Time for a rootin tootin convention

It’s time for a real presidential convention. We have had some real whoppers over the years. Louisiana backed Johnson when Kennedy was selected and would later win. I knew a delegate to that convention and the back room politics was anything but meek and mild. Then a few years later the democratic convention was held in Chicago and it at that convention that the race riots took place. The images of Mayor Daley standing up screaming is etched on the minds of many.
The election season is upon us. I enjoy observing the actions that take place during this period. Swings of presidential polls and followed by the introduction of new campaign issues and how the candidates handle these are what makes the elections so interesting. This builds to a frenzy as potential presidential candidates vie to become the candidate of choice to represent their representative political party.
Today issues such as the economy and foreign relations and illegal immigration are at the forefront while racism is simmering below the surface. Usually by the time the conventions are held today it is fairly well known who the candidate will be and the date the convention ends is known before it begins. This has not always been the case. Even though the issues have remained the same over the years the method to select the presidential candidate has evolved to what we have today.
Today States hold caucuses and decide on which candidate the state will support for the candidacy of the president of the United State. The person the state will support at the convention is usually known prior to the convention and is known before the convention is held. It has not all ways been this way.

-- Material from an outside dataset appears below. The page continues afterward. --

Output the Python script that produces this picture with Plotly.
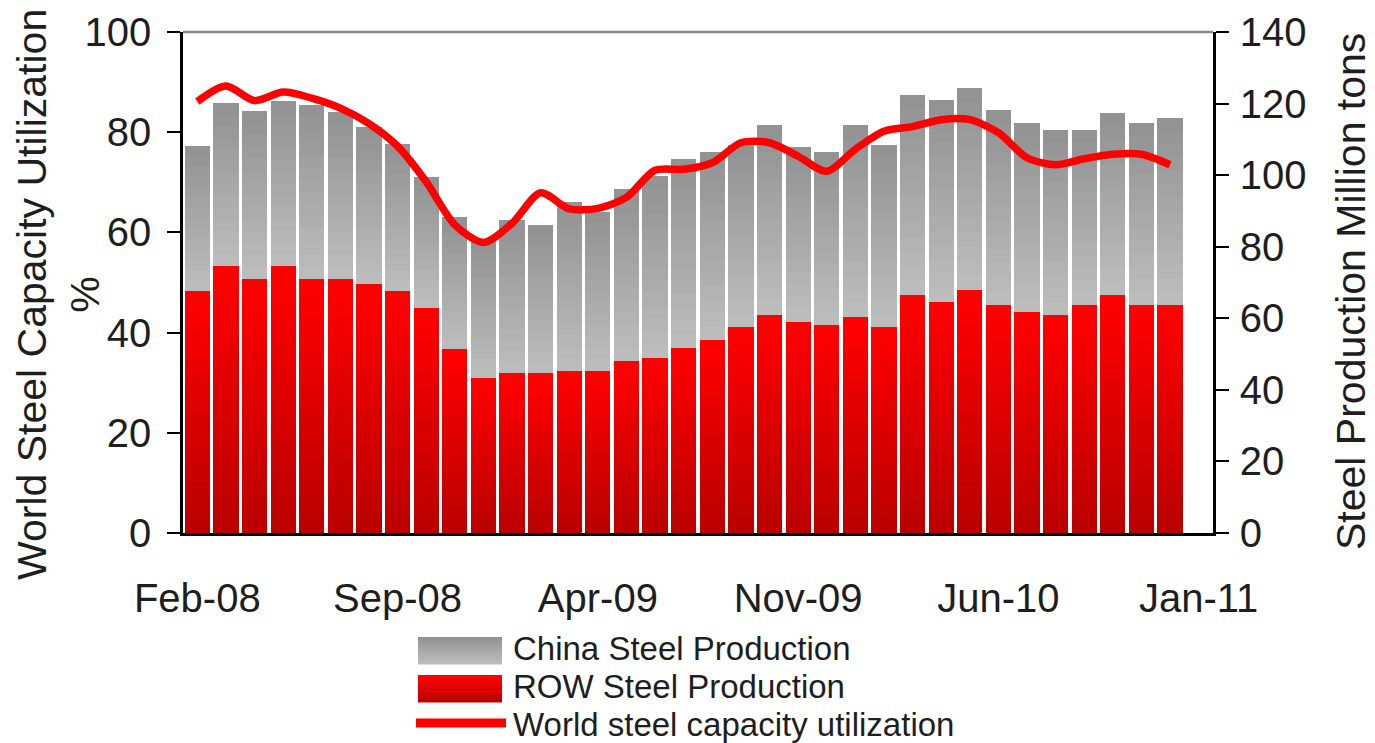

In 1924 the Democratic National Convention was to be held in New York. I knew a man that was a delegate to this convention and three others. Transportation to the convention was by rail and for many it would take days to arrive. Air conditioning was not available and the1924 convention was held in the middle of summer. Today we enjoy business casual dress wearing slacks and short sleeved shirts. In 24 gentlemen were expected to wear suits and ties.
The opening event of the convention was the banquet and this was probably the only civil part of the convention. A major issue of the convention was the Ku Klux Klan. The Roman Catholic delegates from the North would stand in the halls of the hotel and demand that the Klan be denounced by the National Convention.
William Jennings Bryan had dared to attempt to break up the large monopolies of the industrial giants such as Andrew Carnagie and JP Morgan in the early 1900s. They banded together and threw their financial backing to a rival candidate that would defeat Bryan. He was the Democratic candidate for president on several occasions but was unsuccessful in his run. In 1924 he would be the vice presidential candidate and the same year he would defend Tennessee law to not teach evolution in the public school system at the Scopes Monkey Trial.
Bryan realized that if the KKK issue was brought to the floor of the convention it would break up the party for the upcoming election. When he went to speak to the convention he was horribly jeered by the New York political machine known as Tammany Hall. After thirty minutes he was able to address the convention. When the vote was finally cast the recommendation to keep the KKK issue out of the convention failed by seven votes. It was reported that as many as twenty-five percent of the Democratic convention delegates were members of the Klan. The press referred to the convention at the “Klanbake”.
This was not the only crisis at the convention. Today we select the candidate on the first ballot of the convention. In 1924 the first ballot saw nineteen potential presidential candidates receiving votes. Al Smith received the second most votes of the first ballot. Fifteen days later the convention was not the glamorous event that it normally is. One hundred ballots had been voted on and there was still no candidate. Back office negotiations were going on while convention delegates were suffering in high temperature and patience was running thin. Some delegates were running out of money and they were telegraphing for funds so that they could pay their hotel bills.
At the one hundred ballot point in the convention the leader was Al Smith and William McAdoo was second. McAdoo was deemed to be unelectable due to his support of the Klan. Smith was not considered to be electable either as he was a Catholic. On the one hundred and third ballot a compromise candidate, John Davis was selected to represent the Democrats in the presidential elections. Ironically, a major critic of Al Smith was Joe Kennedy who said that a Catholic could not be elected. Kennedy was the father of John Kennedy who was eventually the first Catholic elected to the post of President of the United States.
Eventually Al Smith would become head of the corporation that would build and operate the Empire State Building while McAdoo would divorce his wife when he was seventy-one and marry his twenty-four year old secretary.
This convention has highlighted an important aspects of American politics. This facet is that a political party that is divided and contains infighting will not win the presidential election. We are at the beginning of the presidential election season. Enjoy the journey.
God Bless America, God Save the Ukraine and Pray for Israel.